Extrapolant sur le thème de la conformité au pacte, M. Sleiman se pose la question : « Peut-on, au nom de la conformité au pacte, bloquer le jeu des institutions ? N’est-ce pas, en soi, violer le pacte? Imaginons un instant qu’une composante politique chrétienne boycotte les consultations obligatoires précédant la nomination d’un Premier ministre sunnite, et empêche ce processus d’aboutir ? Ou qu’une composante sunnite boycotte l’élection du président de la Chambre chiite? Ne serait-ce pas là trahir le pacte ? Pourquoi donc le Hezbollah chiite boycotte-t-il les séances parlementaires d’élection du président de la République chrétien ? Regardons les choses en face ! L’Iran tient en main la carte présidentielle, qui sera jouée sur la table des négociations syriennes ou au cours d’un Genève III à venir! »
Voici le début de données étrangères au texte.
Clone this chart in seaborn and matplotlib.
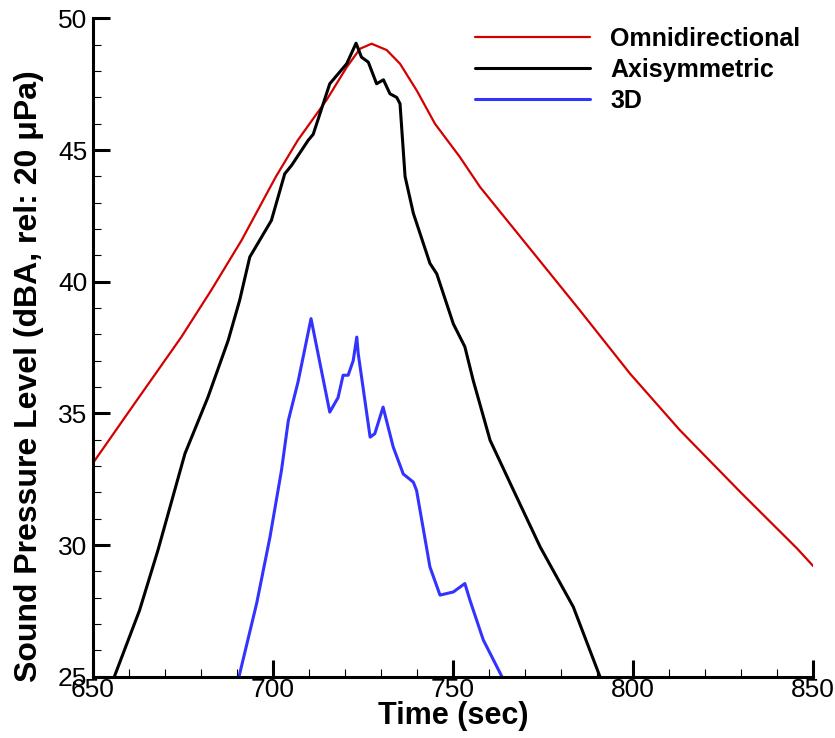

Sur un plan plus général, dans l’esprit de « la guerre de libération » puérilement lancée contre la Syrie, Michel Aoun veut barrer la voie à une deuxième reconduction d’un an du mandat du général Jean Kahwagi. Mais comment veut-on qu’un nouveau commandant en chef de l’armée soit nommé ? L’une des failles les plus flagrantes de l’accord de Taëf réside dans cette majorité des deux tiers des voix du Conseil des ministres nécessaires pour la nomination d’un fonctionnaire de la première catégorie, que ce soit en temps de crise ou pas. Dans le genre de gouvernement de coalition hétérogène que nous avons en ce moment, comment veut-on que cette majorité des deux tiers soit jamais atteinte ?
Selon des sources bien informées, en reportant d’une semaine la tenue du Conseil des ministres, M. Salam a compromis les chances du général Maroun Hitti, le plus ancien et le plus compétent des officiers susceptibles d’assumer le commandement de l’armée, de succéder à Jean Kahwagi. Aujourd’hui, cette nomination a été compromise, avec le passage à la retraite de cet officier supérieur que d’ailleurs le Hezbollah, croit-on savoir, n’aurait jamais accepté. Deux autres officiers sont en lice : Gaby Maarawi et Georges Chedid. L’un de ces deux officiers supérieurs peut-il réunir sur son nom les deux tiers des membres du gouvernement ? Sinon, que faire ? Laisser l’armée sans commandant en chef ? Est-ce pensable alors que la guerre fait rage à nos portes et que dorment à l’intérieur de nos frontières des cellules terroristes prêtes à frapper, au premier signe de manque de vigilance ?
Voilà autant de questions que l’opinion est en droit de se poser, et que l’on ne peut ignorer, sur un coup de tête nihiliste. À ces questions, nous devons exiger des réponses. Hélas, « la bassesse est au sommet » dans notre vie politique, comme le montrent avec éclat les injures dont Alice Chaptini a été abreuvée sur les réseaux sociaux, y compris par des cadres aounistes connus, pour avoir répliqué à Gebran Bassil. Hélas, aussi, notre paysage médiatique est un champ de bataille, et nos télévisions des tranchées où la guerre se poursuit, mais par d’autres moyens.